(The request) Omit all pictures, then retype the data exactly as given.

(Given information)
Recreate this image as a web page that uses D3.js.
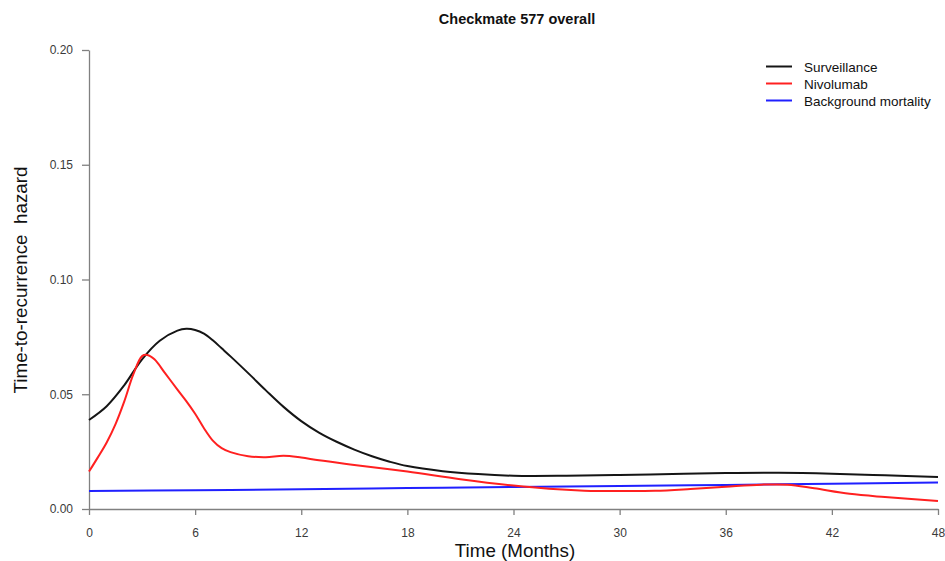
<!DOCTYPE html>
<html>
<head>
<meta charset="utf-8">
<script src="https://cdn.jsdelivr.net/npm/d3@7"></script>
<style>
html,body{margin:0;padding:0;background:#fff;}
svg{display:block;font-family:"Liberation Sans",Arial,sans-serif;}
</style>
</head>
<body>
<svg id="chart" width="945" height="561"></svg>
<script>
const title = "Checkmate 577 overall";
const xLabel = "Time (Months)";
const yLabel = "Time-to-recurrence  hazard";
const xTicks = [0, 6, 12, 18, 24, 30, 36, 42, 48];
const yTicks = [0.00, 0.05, 0.10, 0.15, 0.20];
const seriesNames = ["Surveillance", "Nivolumab", "Background mortality"];
const seriesColors = ["#151515", "#ff2020", "#2020ff"];

const survMonths = [0, 1, 2, 3, 4, 5, 5.5, 6, 6.5, 7, 7.5, 8, 9, 10, 11, 12, 13, 14, 15, 16, 17, 18, 20, 22, 24, 27, 30, 33, 36, 39, 42, 45, 48];
const survValues = [0.0388, 0.0448, 0.0540, 0.0652, 0.0733, 0.0777, 0.0785, 0.0780, 0.0764, 0.0735, 0.0700, 0.0665, 0.0592, 0.0517, 0.0445, 0.0383, 0.0333, 0.0293, 0.0259, 0.0230, 0.0206, 0.0187, 0.0165, 0.0152, 0.0145, 0.0145, 0.0148, 0.0153, 0.0157, 0.0158, 0.0154, 0.0147, 0.0139];

const nivoMonths = [0, 0.5, 1, 1.5, 2, 2.5, 3, 3.3, 3.7, 4.3, 5, 5.5, 6, 6.5, 7, 7.5, 8, 9, 10, 11, 12, 13, 15, 18, 21, 24, 26, 28, 30, 32, 34, 36, 38, 39.5, 41, 43, 45, 48];
const nivoValues = [0.0163, 0.0225, 0.0290, 0.0370, 0.0470, 0.0585, 0.0666, 0.0671, 0.0652, 0.0592, 0.0520, 0.0470, 0.0415, 0.0352, 0.0298, 0.0265, 0.0248, 0.0230, 0.0226, 0.0232, 0.0224, 0.0212, 0.0192, 0.0163, 0.0130, 0.0102, 0.0088, 0.0080, 0.0078, 0.0079, 0.0087, 0.0097, 0.0106, 0.0106, 0.0090, 0.0066, 0.0052, 0.0035];

const bgMonths = [0, 6, 12, 18, 24, 30, 36, 42, 48];
const bgValues = [0.0078, 0.0082, 0.0086, 0.0091, 0.0096, 0.0100, 0.0105, 0.0110, 0.0115];

const svg = d3.select("#chart");
const x = d3.scaleLinear().domain([0, 48]).range([89, 938]);
const y = d3.scaleLinear().domain([0, 0.20]).range([509, 50]);

const axisColor = "#808080";
const textColor = "#3a3a3a";

const yAxis = svg.append("g").attr("transform", "translate(89,0)")
  .call(d3.axisLeft(y).tickValues(yTicks).tickFormat(d3.format(".2f")).tickSize(7).tickSizeOuter(0));
const xAxis = svg.append("g").attr("transform", "translate(0,509)")
  .call(d3.axisBottom(x).tickValues(xTicks).tickFormat(d3.format("d")).tickSize(6).tickSizeOuter(0));

[yAxis, xAxis].forEach(g => {
  g.select(".domain").attr("stroke", axisColor).attr("stroke-width", 1.3);
  g.selectAll(".tick line").attr("stroke", axisColor).attr("stroke-width", 1.3);
  g.selectAll(".tick text").attr("fill", textColor).attr("font-size", 12)
    .attr("font-family", "Liberation Sans, Arial, sans-serif");
});
yAxis.selectAll(".tick text").attr("x", -16);
xAxis.selectAll(".tick text").attr("y", 24).attr("dy", "0.35em");

const line = d3.line().x(d => x(d[0])).y(d => y(d[1])).curve(d3.curveCatmullRom.alpha(0.5));
const bgData = d3.zip(bgMonths, bgValues);
const survData = d3.zip(survMonths, survValues);
const nivoData = d3.zip(nivoMonths, nivoValues);

svg.append("path").datum(bgData).attr("d", line).attr("fill", "none")
  .attr("stroke", seriesColors[2]).attr("stroke-width", 2);
svg.append("path").datum(survData).attr("d", line).attr("fill", "none")
  .attr("stroke", seriesColors[0]).attr("stroke-width", 2);
svg.append("path").datum(nivoData).attr("d", line).attr("fill", "none")
  .attr("stroke", seriesColors[1]).attr("stroke-width", 2);

svg.append("text").attr("x", 517).attr("y", 24).attr("text-anchor", "middle")
  .attr("font-size", 14.5).attr("font-weight", "bold").attr("fill", "#111").text(title);

svg.append("text").attr("x", 515).attr("y", 557).attr("text-anchor", "middle")
  .attr("font-size", 18.8).attr("fill", "#111").text(xLabel);
svg.append("text").attr("transform", "translate(27,280) rotate(-90)").attr("text-anchor", "middle")
  .attr("font-size", 18.8).attr("fill", "#111").attr("xml:space", "preserve")
  .style("white-space", "pre").text(yLabel);

const leg = svg.append("g");
seriesNames.forEach((name, i) => {
  const yy = 66.5 + i * 17;
  leg.append("line").attr("x1", 766).attr("x2", 792).attr("y1", yy).attr("y2", yy)
    .attr("stroke", seriesColors[i]).attr("stroke-width", 2);
  leg.append("text").attr("x", 804).attr("y", yy + 5).attr("font-size", 13.5)
    .attr("fill", "#111").text(name);
});
</script>
</body>
</html>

(Completed exercise)
Recreate this image as a web page that uses D3.js.
<!DOCTYPE html>
<html>
<head>
<meta charset="utf-8">
<script src="https://cdn.jsdelivr.net/npm/d3@7"></script>
<style>
html,body{margin:0;padding:0;background:#fff;}
svg{display:block;font-family:"Liberation Sans",Arial,sans-serif;}
</style>
</head>
<body>
<svg id="chart" width="945" height="561"></svg>
<script>
const title = "Checkmate 577 overall";
const xLabel = "Time (Months)";
const yLabel = "Time-to-recurrence  hazard";
const xTicks = [0, 6, 12, 18, 24, 30, 36, 42, 48];
const yTicks = [0.00, 0.05, 0.10, 0.15, 0.20];
const seriesNames = ["Surveillance", "Nivolumab", "Background mortality"];
const seriesColors = ["#151515", "#ff2020", "#2020ff"];

const survMonths = [0, 1, 2, 3, 4, 5, 5.5, 6, 6.5, 7, 7.5, 8, 9, 10, 11, 12, 13, 14, 15, 16, 17, 18, 20, 22, 24, 27, 30, 33, 36, 39, 42, 45, 48];
const survValues = [0.0388, 0.0448, 0.0540, 0.0652, 0.0733, 0.0777, 0.0785, 0.0780, 0.0764, 0.0735, 0.0700, 0.0665, 0.0592, 0.0517, 0.0445, 0.0383, 0.0333, 0.0293, 0.0259, 0.0230, 0.0206, 0.0187, 0.0165, 0.0152, 0.0145, 0.0145, 0.0148, 0.0153, 0.0157, 0.0158, 0.0154, 0.0147, 0.0139];

const nivoMonths = [0, 0.5, 1, 1.5, 2, 2.5, 3, 3.3, 3.7, 4.3, 5, 5.5, 6, 6.5, 7, 7.5, 8, 9, 10, 11, 12, 13, 15, 18, 21, 24, 26, 28, 30, 32, 34, 36, 38, 39.5, 41, 43, 45, 48];
const nivoValues = [0.0163, 0.0225, 0.0290, 0.0370, 0.0470, 0.0585, 0.0666, 0.0671, 0.0652, 0.0592, 0.0520, 0.0470, 0.0415, 0.0352, 0.0298, 0.0265, 0.0248, 0.0230, 0.0226, 0.0232, 0.0224, 0.0212, 0.0192, 0.0163, 0.0130, 0.0102, 0.0088, 0.0080, 0.0078, 0.0079, 0.0087, 0.0097, 0.0106, 0.0106, 0.0090, 0.0066, 0.0052, 0.0035];

const bgMonths = [0, 6, 12, 18, 24, 30, 36, 42, 48];
const bgValues = [0.0078, 0.0082, 0.0086, 0.0091, 0.0096, 0.0100, 0.0105, 0.0110, 0.0115];

const svg = d3.select("#chart");
const x = d3.scaleLinear().domain([0, 48]).range([89, 938]);
const y = d3.scaleLinear().domain([0, 0.20]).range([509, 50]);

const axisColor = "#808080";
const textColor = "#3a3a3a";

const yAxis = svg.append("g").attr("transform", "translate(89,0)")
  .call(d3.axisLeft(y).tickValues(yTicks).tickFormat(d3.format(".2f")).tickSize(7).tickSizeOuter(0));
const xAxis = svg.append("g").attr("transform", "translate(0,509)")
  .call(d3.axisBottom(x).tickValues(xTicks).tickFormat(d3.format("d")).tickSize(6).tickSizeOuter(0));

[yAxis, xAxis].forEach(g => {
  g.select(".domain").attr("stroke", axisColor).attr("stroke-width", 1.3);
  g.selectAll(".tick line").attr("stroke", axisColor).attr("stroke-width", 1.3);
  g.selectAll(".tick text").attr("fill", textColor).attr("font-size", 12)
    .attr("font-family", "Liberation Sans, Arial, sans-serif");
});
yAxis.selectAll(".tick text").attr("x", -16);
xAxis.selectAll(".tick text").attr("y", 24).attr("dy", "0.35em");

const line = d3.line().x(d => x(d[0])).y(d => y(d[1])).curve(d3.curveCatmullRom.alpha(0.5));
const bgData = d3.zip(bgMonths, bgValues);
const survData = d3.zip(survMonths, survValues);
const nivoData = d3.zip(nivoMonths, nivoValues);

svg.append("path").datum(bgData).attr("d", line).attr("fill", "none")
  .attr("stroke", seriesColors[2]).attr("stroke-width", 2);
svg.append("path").datum(survData).attr("d", line).attr("fill", "none")
  .attr("stroke", seriesColors[0]).attr("stroke-width", 2);
svg.append("path").datum(nivoData).attr("d", line).attr("fill", "none")
  .attr("stroke", seriesColors[1]).attr("stroke-width", 2);

svg.append("text").attr("x", 517).attr("y", 24).attr("text-anchor", "middle")
  .attr("font-size", 14.5).attr("font-weight", "bold").attr("fill", "#111").text(title);

svg.append("text").attr("x", 515).attr("y", 557).attr("text-anchor", "middle")
  .attr("font-size", 18.8).attr("fill", "#111").text(xLabel);
svg.append("text").attr("transform", "translate(27,280) rotate(-90)").attr("text-anchor", "middle")
  .attr("font-size", 18.8).attr("fill", "#111").attr("xml:space", "preserve")
  .style("white-space", "pre").text(yLabel);

const leg = svg.append("g");
seriesNames.forEach((name, i) => {
  const yy = 66.5 + i * 17;
  leg.append("line").attr("x1", 766).attr("x2", 792).attr("y1", yy).attr("y2", yy)
    .attr("stroke", seriesColors[i]).attr("stroke-width", 2);
  leg.append("text").attr("x", 804).attr("y", yy + 5).attr("font-size", 13.5)
    .attr("fill", "#111").text(name);
});
</script>
</body>
</html>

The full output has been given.